When I think about it now, my true style hasn't changed much at all - it's my surroundings that make a difference.  In high school, it was perfectly acceptable not to talk in class or express any interest in school, and then be bouncing off the walls about something else.  But in college, this wasn't socially acceptable, and I chose to identify as an unenthusiastic person because it wasn't okay to be selectively enthusiastic the way I was in high school.  In high school, I wore bright, fun clothes because I liked them, but also to be rebellious.
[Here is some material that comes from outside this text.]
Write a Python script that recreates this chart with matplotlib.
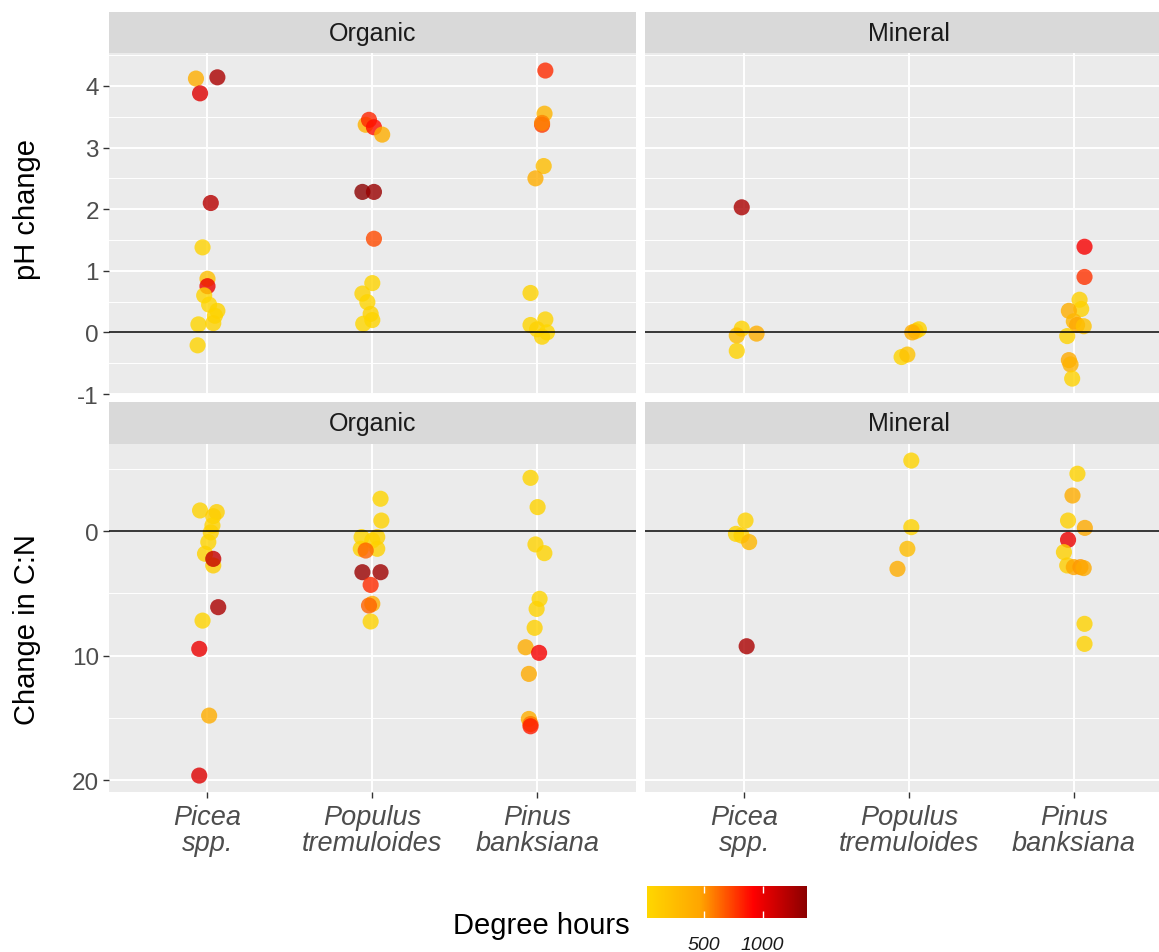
import numpy as np
import matplotlib
matplotlib.use("Agg")
import matplotlib.pyplot as plt
from matplotlib.colors import LinearSegmentedColormap, Normalize
from matplotlib.cm import ScalarMappable
from matplotlib.ticker import MultipleLocator

plt.rcParams['font.family'] = ['Liberation Sans', 'DejaVu Sans']
plt.rcParams['axes.unicode_minus'] = False

# --- data -------------------------------------------------------------------
species = ["Picea\nspp.", "Populus\ntremuloides", "Pinus\nbanksiana"]
horizons = ["Organic", "Mineral"]
row_titles = ["pH change", "Change in C:N"]

# pH change, organic horizon (species index, value, degree hours, jitter)
ph_org_sp = [0]*14 + [1]*13 + [2]*12
ph_org_val = [4.12, 4.14, 3.88, 2.10, 1.38, 0.87, 0.75, 0.60, 0.45, 0.35, 0.27, 0.15, 0.13, -0.21,
              3.37, 3.45, 3.33, 3.21, 2.28, 2.28, 1.52, 0.80, 0.63, 0.49, 0.30, 0.20, 0.14,
              4.25, 3.55, 3.37, 3.40, 2.70, 2.50, 0.64, 0.21, 0.12, 0.05, 0.00, -0.07]
ph_org_dh = [380, 1250, 1050, 1200, 60, 220, 1000, 40, 30, 50, 40, 60, 30, 40,
             350, 820, 880, 380, 1375, 1320, 720, 40, 50, 30, 60, 40, 20,
             800, 320, 760, 560, 250, 400, 50, 40, 30, 60, 12, 40]
ph_org_jit = [-0.07, 0.06, -0.045, 0.02, -0.03, 0.0, 0.0, -0.02, 0.01, 0.06, 0.045, 0.035, -0.055, -0.06,
              -0.04, -0.02, 0.01, 0.06, -0.06, 0.01, 0.01, 0.0, -0.06, -0.03, -0.01, 0.0, -0.055,
              0.05, 0.045, 0.03, 0.03, 0.04, -0.01, -0.04, 0.05, -0.04, 0.0, 0.06, 0.03]

# pH change, mineral horizon
ph_min_sp = [0]*5 + [1]*5 + [2]*12
ph_min_val = [2.03, 0.06, -0.05, -0.02, -0.30,
              0.05, 0.02, 0.00, -0.40, -0.36,
              1.39, 0.90, 0.53, 0.38, 0.35, 0.18, 0.12, 0.10, -0.06, -0.45, -0.52, -0.75]
ph_min_dh = [1250, 60, 250, 380, 50,
             60, 120, 400, 40, 200,
             950, 780, 80, 60, 380, 300, 450, 200, 60, 420, 350, 60]
ph_min_jit = [-0.015, -0.015, -0.045, 0.075, -0.045,
              0.06, 0.04, 0.02, -0.045, -0.01,
              0.065, 0.065, 0.035, 0.045, -0.03, 0.0, 0.02, 0.06, -0.04, -0.03, -0.02, -0.01]

# change in C:N, organic horizon
cn_org_sp = [0]*14 + [1]*14 + [2]*13
cn_org_val = [-1.66, -1.53, -1.20, -0.45, 0.10, 0.88, 1.82, 2.76, 2.23, 6.11, 7.19, 9.46, 14.82, 19.64,
              -2.60, -0.85, 0.48, 0.48, 0.75, 1.42, 1.42, 1.56, 3.30, 3.30, 4.32, 5.84, 5.98, 7.26,
              -4.28, -1.93, 1.07, 1.77, 5.44, 6.25, 7.77, 9.33, 9.78, 11.47, 15.09, 15.50, 15.68]
cn_org_dh = [60, 80, 100, 50, 70, 40, 60, 100, 1150, 1250, 40, 1000, 400, 1050,
             30, 50, 40, 60, 50, 40, 70, 650, 1320, 1300, 800, 400, 650, 60,
             40, 50, 60, 40, 30, 60, 80, 400, 950, 420, 380, 600, 850]
cn_org_jit = [-0.045, 0.056, 0.035, 0.03, 0.02, 0.005, -0.015, 0.035, 0.035, 0.065, -0.03, -0.05, 0.01, -0.05,
              0.05, 0.055, -0.065, 0.03, 0.0, -0.07, 0.03, -0.04, -0.06, 0.05, -0.01, 0.0, -0.02, -0.01,
              -0.04, 0.003, -0.01, 0.044, 0.015, -0.003, -0.015, -0.07, 0.012, -0.05, -0.05, -0.04, -0.04]

# change in C:N, mineral horizon
cn_min_sp = [0]*5 + [1]*4 + [2]*12
cn_min_val = [-0.85, 0.22, 0.35, 0.88, 9.25,
              -5.67, -0.32, 1.42, 3.03,
              -4.61, -2.86, -0.85, -0.26, 0.70, 1.69, 2.76, 2.89, 2.89, 2.97, 7.45, 9.06]
cn_min_dh = [60, 40, 80, 300, 1250,
             40, 60, 250, 400,
             60, 400, 80, 420, 1000, 70, 100, 450, 500, 420, 60, 50]
cn_min_jit = [0.008, -0.05, -0.016, 0.03, 0.015,
              0.014, 0.014, -0.01, -0.07,
              0.022, -0.008, -0.035, 0.067, -0.035, -0.06, -0.04, 0.0, 0.04, 0.06, 0.065, 0.065]

panels = [
    [(ph_org_sp, ph_org_val, ph_org_dh, ph_org_jit), (ph_min_sp, ph_min_val, ph_min_dh, ph_min_jit)],
    [(cn_org_sp, cn_org_val, cn_org_dh, cn_org_jit), (cn_min_sp, cn_min_val, cn_min_dh, cn_min_jit)],
]

# --- colour scale -------------------------------------------------------------
all_dh = ph_org_dh + ph_min_dh + cn_org_dh + cn_min_dh
cmap = LinearSegmentedColormap.from_list("heat", ["gold", "orange", "red", "darkred"])
norm = Normalize(vmin=min(all_dh), vmax=max(all_dh))

# --- layout (pixels) --------------------------------------------------------
W, H = 1159, 953
col_x = [(108.6, 636.0), (645.3, 1172.7)]
row_y = [(54.3, 395.0), (445.0, 793.0)]
strip_y = [(13.3, 54.3), (403.0, 445.0)]
ylims = [(-1.0, 4.53), (20.96, -7.0)]
row_major = [1, 10]
row_minor = [0.5, 5]
title_y = [210, 630]

BG = "#EBEBEB"
STRIP = "#D9D9D9"
AXIS_TXT = "#4D4D4D"


def rect(x0, x1, y0, y1):
    return [x0 / W, 1 - y1 / H, (x1 - x0) / W, (y1 - y0) / H]


fig = plt.figure(figsize=(W / 100, H / 100), dpi=100)

for r in range(2):
    for c in range(2):
        ax = fig.add_axes(rect(*col_x[c], *row_y[r]))
        ax.set_facecolor(BG)
        for s in ax.spines.values():
            s.set_visible(False)
        ax.set_xlim(0.4, 3.6)
        ax.set_ylim(*ylims[r])
        ax.yaxis.set_major_locator(MultipleLocator(row_major[r]))
        ax.yaxis.set_minor_locator(MultipleLocator(row_minor[r]))
        ax.set_xticks([1, 2, 3])
        ax.grid(True, which="major", color="white", lw=1.4, zorder=0)
        ax.grid(True, which="minor", axis="y", color="white", lw=0.7, zorder=0)
        ax.set_axisbelow(True)

        sp, val, dh, jit = panels[r][c]
        xs = np.array(sp) + 1 + np.array(jit)
        ax.scatter(xs, val, c=dh, cmap=cmap, norm=norm, s=135, alpha=0.8,
                   linewidths=0, zorder=2)
        ax.axhline(0, color="black", lw=1.1, zorder=3)

        ax.tick_params(which="minor", length=0)
        ax.tick_params(which="major", length=4, width=1, color="#333333",
                       labelcolor=AXIS_TXT)
        if c == 0:
            ax.tick_params(axis="y", labelsize=17.5, pad=3)
        else:
            ax.tick_params(axis="y", left=False, labelleft=False)
        if r == 1:
            ax.set_xticklabels(species, fontsize=19.5, style="italic",
                               linespacing=1.0)
            ax.tick_params(axis="x", pad=5)
        else:
            ax.tick_params(axis="x", bottom=False, labelbottom=False)

        st = fig.add_axes(rect(*col_x[c], *strip_y[r]))
        st.set_facecolor(STRIP)
        st.set_xticks([])
        st.set_yticks([])
        for s in st.spines.values():
            s.set_visible(False)
        st.text(0.5, 0.5, horizons[c], transform=st.transAxes, ha="center",
                va="center", fontsize=18, color="#1A1A1A")

# row titles
for r in range(2):
    fig.text(27 / W, 1 - title_y[r] / H, row_titles[r], rotation=90,
             ha="center", va="center", fontsize=21)

# colour bar legend
cax = fig.add_axes(rect(646.7, 806.7, 886.7, 919.3))
cb = fig.colorbar(ScalarMappable(norm=norm, cmap=cmap), cax=cax,
                  orientation="horizontal")
cb.outline.set_visible(False)
cb.set_ticks([500, 1000])
cb.minorticks_off()
cax.tick_params(which="major", direction="in", length=4.7, width=1,
                color="white", top=True, bottom=True, labelsize=14,
                labelcolor="#1A1A1A", pad=13)
for t in cax.get_xticklabels():
    t.set_fontstyle("italic")
fig.text(630 / W, 1 - 934 / H, "Degree hours", ha="right", va="baseline",
         fontsize=21)

fig.savefig("out.png", dpi=100)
Wearing stuff like that to class meant that my mind was elsewhere - I was thinking about the weekend and the personal life that I actually cared about.  Really, I dressed the way I did for the same reason in college, except that in college, dressing like you're happy indicates that you're happy to be there, not that you're tuning out school and making fun plans for the summer.

It's really hard to find the same kind of clothes I had before - like the bathing suits, the stuff I like best is made to fit younger girls.  I look at the pictures from a few years ago and wish I could just open my closet and have everything back again.

**Update: I ended up finding something closer to what I was looking for when my family was on vacation in the Caribbean and I found the perfect bathing suit in Florida. My wardrobe is restored, and I will be much more careful with it now. I will think about why I really haven't worn something, and hold onto it if I think I may ever feel like wearing it again.